I believe in the agential power of headteachers to dictate what Arlie Hochschild calls the ‘feeling rules’ of their organisation. Andy Hargreaves agrees (Hargreaves has written a great deal on this topic and I am a huge fan – show me another academic that writes in such an accessible way) and says that we must acknowledge that wielding power in leadership is always an emotionally political practice. Hargreaves sees leaders as creators of conditions that promote emotional understanding or misunderstanding. Of course, this places considerable pressure on headteachers to recognise these conditions and to see themselves as responsible not only for the academic achievement of students, but for the emotional experiences of everyone in the school community. It’s a huge ask. And a frightening prospect for many. Perhaps it’s no wonder we have a headteacher recruitment crisis, when you look at the role through this lens.

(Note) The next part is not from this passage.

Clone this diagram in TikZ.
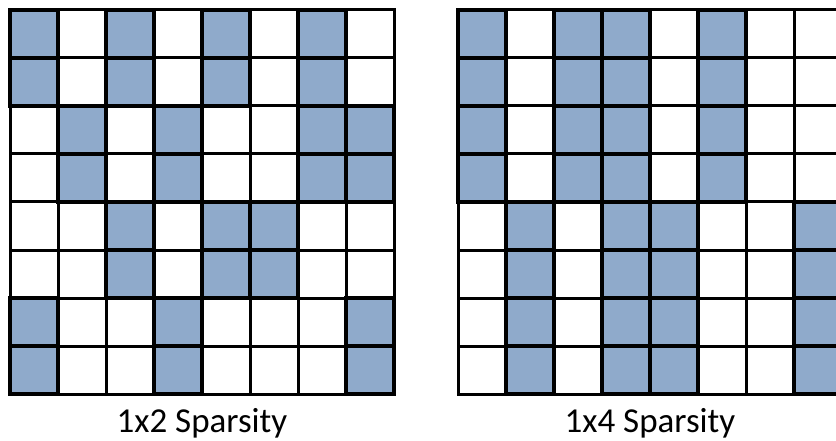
\documentclass[tikz,border=0pt]{standalone}
\usepackage{fontspec}
\setmainfont{Carlito}
\definecolor{cellblue}{RGB}{143,170,203}
\begin{document}
\begin{tikzpicture}[x=1pt,y=-1pt,
  gridline/.style={line width=3pt, line cap=rect},
  blockcell/.style={fill=cellblue, draw=black, line width=4.6pt},
  caption/.style={font=\fontsize{35}{42}\selectfont, anchor=base, inner sep=0pt}]
\clip (0,0) rectangle (836,441);
\fill[white] (0,0) rectangle (836,441);
% left grid (1x2)
\foreach \i in {0,...,8} {
  \draw[gridline] (10+48*\i,10) -- (10+48*\i,394);
  \draw[gridline] (10,10+48*\i) -- (394,10+48*\i);
}
\foreach \c/\r in {0/0,2/0,4/0,6/0, 1/2,3/2,6/2,7/2, 2/4,4/4,5/4, 0/6,3/6,7/6} {
  \foreach \k in {0,1} {
    \draw[blockcell] (10+48*\c,10+48*\r+48*\k) rectangle ++(48,48);
  }
}
% right grid (1x4)
\foreach \i in {0,...,8} {
  \draw[gridline] (458+48*\i,10) -- (458+48*\i,394);
  \draw[gridline] (458,10+48*\i) -- (842,10+48*\i);
}
\foreach \c/\r in {0/0,2/0,3/0,5/0, 1/4,3/4,4/4,7/4} {
  \foreach \k in {0,1,2,3} {
    \draw[blockcell] (458+48*\c,10+48*\r+48*\k) rectangle ++(48,48);
  }
}
\node[caption] (capA) at (202,432) {1x2 Sparsity};
\node[caption] (capB) at (650,432) {1x4 Sparsity};
\end{tikzpicture}
\end{document}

What we need to do is give headteachers the opportunity to talk, with immunity, about their emotional experiences as leaders. If we don’t, there is a risk that the current educational context of high accountability will create a disenchanted vision of ‘specialists without spirit’ (Weber, 1930). Even if space is created for headteachers to talk about emotion, casting off the culturally-embedded, ‘expected’ performance of ‘hero-head’, involves risk and requires courage. The current accountability context that values output rather than belief creates a climate of risk within which headteachers are more likely to capitulate to the performance, than to resist. Accounts of successive headteachers walked off the premises is an all-too-frequent feature of the educational landscape today. Asking headteachers to be courageous about emotion in that environment is tough. The only way to achieve that degree of bravery, in my opinion, is moral purpose – a critical antecedent for a sense of authenticity that has the potential to help headteachers find the necessary courage. I’m aware that it’s very easy to say, and much less easy to do.

If and when I am one day a headteacher, I want to be free to be my imperfect self. Megan Crawford argues that emotions reveal our values; they inhabit us and construct our identities because they are what is most real to us at any given moment. This resonates with me so much. I cannot separate myself from my emotional core, particularly in a professional capacity.

I am advocating a personal, inherently emotional, but courageous approach to leadership, where headteachers write their own script. The educational context is a stage, on which leaders should embrace emotion not as thwarting, but as aiding; not as an obstacle but as an opportunity; not as wearing borrowed robes, but as a full expression of self.